I am marvelling at the scale of the virtual disaster: the Dow Jones industrial average had it's biggest plunge since 9/11, and financial analysts are scrambling to explain it. There is this fascinating passage from the AP story:
When the Dow Jones industrial average plunged to its low of the session Tuesday, it happened with incredible swiftness — a matter of seconds — because of a computer glitch that kept some trades from being immediately reflected in the index of 30 blue chip stocks.
Dow Jones & Co., the media company which manages the flagship index, said around 2 p.m — just two hours before the New York Stock Exchange was to close — it discovered computers were not properly calculating trades. The company blamed the problem on the record volume at the NYSE, and switched to a backup computer.
The result was a massive swoon in the index that happened in the seconds it took Dow Jones to switch to its secondary computers.
I am not buying the seat-of-the-pants explanations. (Let's not even get into a discussion of whether the Cheney thing had anything to do with it.) They can explain why the Dow went down, but not why it did this.
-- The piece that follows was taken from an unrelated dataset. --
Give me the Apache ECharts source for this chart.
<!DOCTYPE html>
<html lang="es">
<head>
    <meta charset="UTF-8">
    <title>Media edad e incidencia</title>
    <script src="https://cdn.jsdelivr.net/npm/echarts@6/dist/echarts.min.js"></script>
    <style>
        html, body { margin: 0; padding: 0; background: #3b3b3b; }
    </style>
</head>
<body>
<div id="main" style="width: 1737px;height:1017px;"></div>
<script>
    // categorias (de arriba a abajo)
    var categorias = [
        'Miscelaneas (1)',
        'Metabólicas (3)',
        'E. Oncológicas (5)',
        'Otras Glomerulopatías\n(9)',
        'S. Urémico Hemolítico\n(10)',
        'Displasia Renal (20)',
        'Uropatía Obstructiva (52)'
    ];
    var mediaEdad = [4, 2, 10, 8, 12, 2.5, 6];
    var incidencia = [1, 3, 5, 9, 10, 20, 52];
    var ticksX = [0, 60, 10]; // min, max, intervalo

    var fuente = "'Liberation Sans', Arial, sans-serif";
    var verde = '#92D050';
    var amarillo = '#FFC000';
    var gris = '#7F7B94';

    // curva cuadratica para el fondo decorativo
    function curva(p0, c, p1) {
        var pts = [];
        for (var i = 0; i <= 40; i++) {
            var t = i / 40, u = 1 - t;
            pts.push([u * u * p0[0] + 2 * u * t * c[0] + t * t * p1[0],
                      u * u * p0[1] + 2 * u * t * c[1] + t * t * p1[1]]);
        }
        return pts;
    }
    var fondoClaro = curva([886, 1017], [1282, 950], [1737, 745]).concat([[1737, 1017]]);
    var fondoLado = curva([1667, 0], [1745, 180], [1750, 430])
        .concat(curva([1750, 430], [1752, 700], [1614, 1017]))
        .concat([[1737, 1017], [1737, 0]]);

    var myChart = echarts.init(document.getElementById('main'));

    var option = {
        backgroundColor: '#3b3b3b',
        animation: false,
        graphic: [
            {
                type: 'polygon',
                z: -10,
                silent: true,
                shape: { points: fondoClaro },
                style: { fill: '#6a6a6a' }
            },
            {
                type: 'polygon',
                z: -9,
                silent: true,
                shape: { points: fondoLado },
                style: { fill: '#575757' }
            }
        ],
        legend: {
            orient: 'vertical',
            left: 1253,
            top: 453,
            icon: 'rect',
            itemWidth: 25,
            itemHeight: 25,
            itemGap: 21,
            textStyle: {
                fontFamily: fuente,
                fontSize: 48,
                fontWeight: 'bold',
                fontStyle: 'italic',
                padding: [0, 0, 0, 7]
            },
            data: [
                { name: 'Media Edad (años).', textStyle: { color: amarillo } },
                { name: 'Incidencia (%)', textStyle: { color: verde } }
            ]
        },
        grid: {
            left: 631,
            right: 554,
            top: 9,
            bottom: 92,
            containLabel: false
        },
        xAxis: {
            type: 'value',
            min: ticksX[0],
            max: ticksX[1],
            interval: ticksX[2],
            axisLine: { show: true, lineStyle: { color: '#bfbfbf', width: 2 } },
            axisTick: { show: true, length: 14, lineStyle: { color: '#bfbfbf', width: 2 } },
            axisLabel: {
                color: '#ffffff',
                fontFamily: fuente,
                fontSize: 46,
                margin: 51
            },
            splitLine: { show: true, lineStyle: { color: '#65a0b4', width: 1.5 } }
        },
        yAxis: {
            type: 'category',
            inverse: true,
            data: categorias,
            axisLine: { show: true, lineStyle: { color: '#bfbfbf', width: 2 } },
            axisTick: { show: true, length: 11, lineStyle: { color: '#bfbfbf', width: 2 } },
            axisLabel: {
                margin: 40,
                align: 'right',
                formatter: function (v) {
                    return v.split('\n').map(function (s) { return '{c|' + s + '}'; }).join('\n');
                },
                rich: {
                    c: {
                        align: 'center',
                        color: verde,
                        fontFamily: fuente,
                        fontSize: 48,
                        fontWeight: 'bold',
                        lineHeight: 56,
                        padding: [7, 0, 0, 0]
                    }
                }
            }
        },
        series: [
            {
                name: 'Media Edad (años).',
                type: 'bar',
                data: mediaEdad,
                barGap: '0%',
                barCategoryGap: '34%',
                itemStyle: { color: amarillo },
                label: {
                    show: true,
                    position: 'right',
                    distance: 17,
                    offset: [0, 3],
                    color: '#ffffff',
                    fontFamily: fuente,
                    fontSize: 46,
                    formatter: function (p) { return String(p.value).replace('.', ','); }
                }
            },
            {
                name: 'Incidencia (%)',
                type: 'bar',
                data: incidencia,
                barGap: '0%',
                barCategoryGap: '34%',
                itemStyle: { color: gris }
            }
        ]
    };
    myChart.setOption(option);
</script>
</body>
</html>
My pet theory is that the large-scale preprogrammed selling requires feedback to function properly, and that the glitch in communications was key, in that it interfered with any braking systems built into the software.
(I personally plunged about $3,500 into the market the first day of trading after 9/11 to help save the market from a crash. I ended up making money on the investment, though that was not what I anticipated.)